I certainly agree that comics and film are completely separate media, and I deplore the fact that children seem to learn all they know from television. My own nephews, who are very young, say they like Spider-Man, but I know for a fact they've never seen a Spidey comic; in fact, I rather suspect they only know him from T-shirts and toys, as a sort of decontextualised notion.
There's another thing: videogames.
Rob Liefeld, that idiot savant, occasionally says some wise things: the reason comics sold so well in his day but not now is because the center of community and conversation that the comic book store provided in his day has now been usurped by video games and the video game stores, which offer interactivity, something that comic books do not offer.
The kids that in 1993 would pick up a comic book are now picking up video games.
It doesn't --but comics are a visual medium. So if the editor or writer is not thinking in terms of how the story can best be told visually, they are not doing their jobs.
True, although some things can become exciting and visual depending on the artist himself. A panel drawn by one artist can be boring while the exact same thing drawn by another can be more three-dimensional and give more a sense of power.
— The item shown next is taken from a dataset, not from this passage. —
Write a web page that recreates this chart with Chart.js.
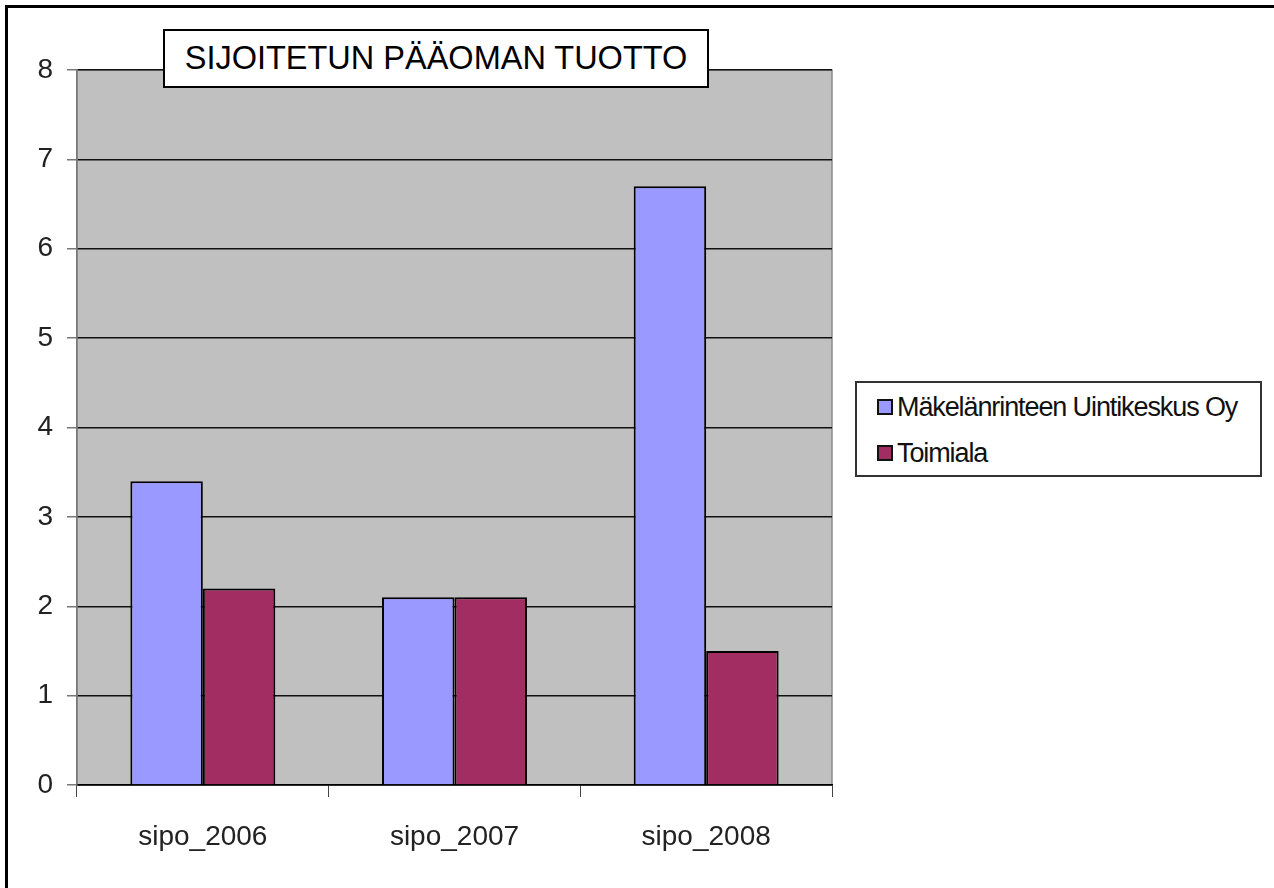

Of course, traditionally writers have tended to overwrite to make up for the loss of control they experience when an artist translates their story (in terms of text boxes, expository dialogue and though balloons).
Well, we all know who would be "Exhibit A" here: Roy Thomas, who so troweled on the purple prose it felt like he was trying to compete with the writer. On the other hand, I vastly prefer Roy Thomas-esque over-writing to Ellis-esque underwriting; words and pictures together are a strength of comics. And sometimes Thomas could be really, really dramatic and his words helping to set the stage, language becoming a "special effect" in and of itself, as Thomas did describing the 41st Century of Kang the Conqueror in INCREDIBLE HULK #135:
"THE 41ST CENTURY! No longer is the earth a green-bedecked jewel - its once bright face is pockmarked with bomb-blasted craters. Yet on this world ONE MAN raises his voice in joyful TRIUMPH..."
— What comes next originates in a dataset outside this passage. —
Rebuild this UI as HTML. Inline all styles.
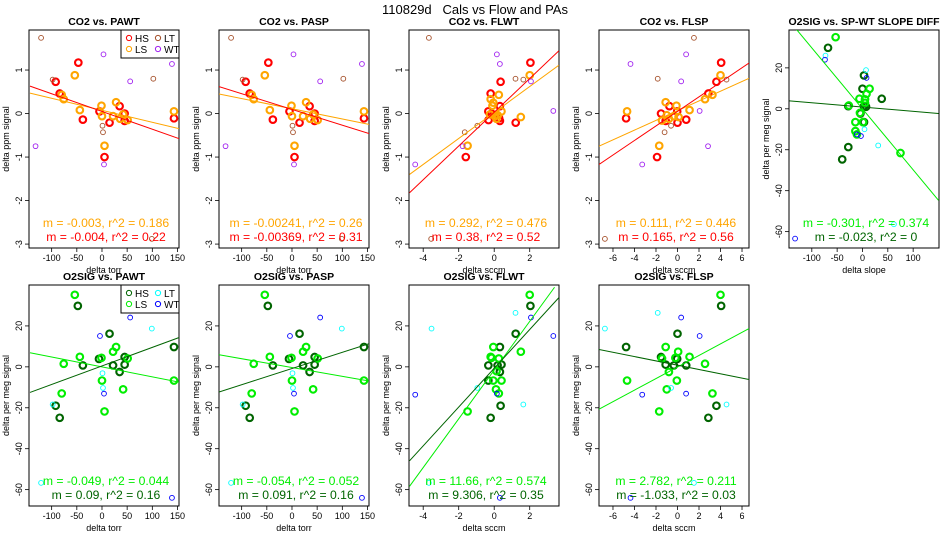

As for movement in comics: movement for the Flash (the default effect being whooshy red TRON walls, which only show where he has BEEN, not that he moved). The other ways used to express the Flash's superspeed have been much more effective because they are NOT depending on movement: for instance, the effect in the early Flash stories of everything being absolutely frozen and still in time next to the Flash, or the rotoscoping multi-images first used by Johnny Quick.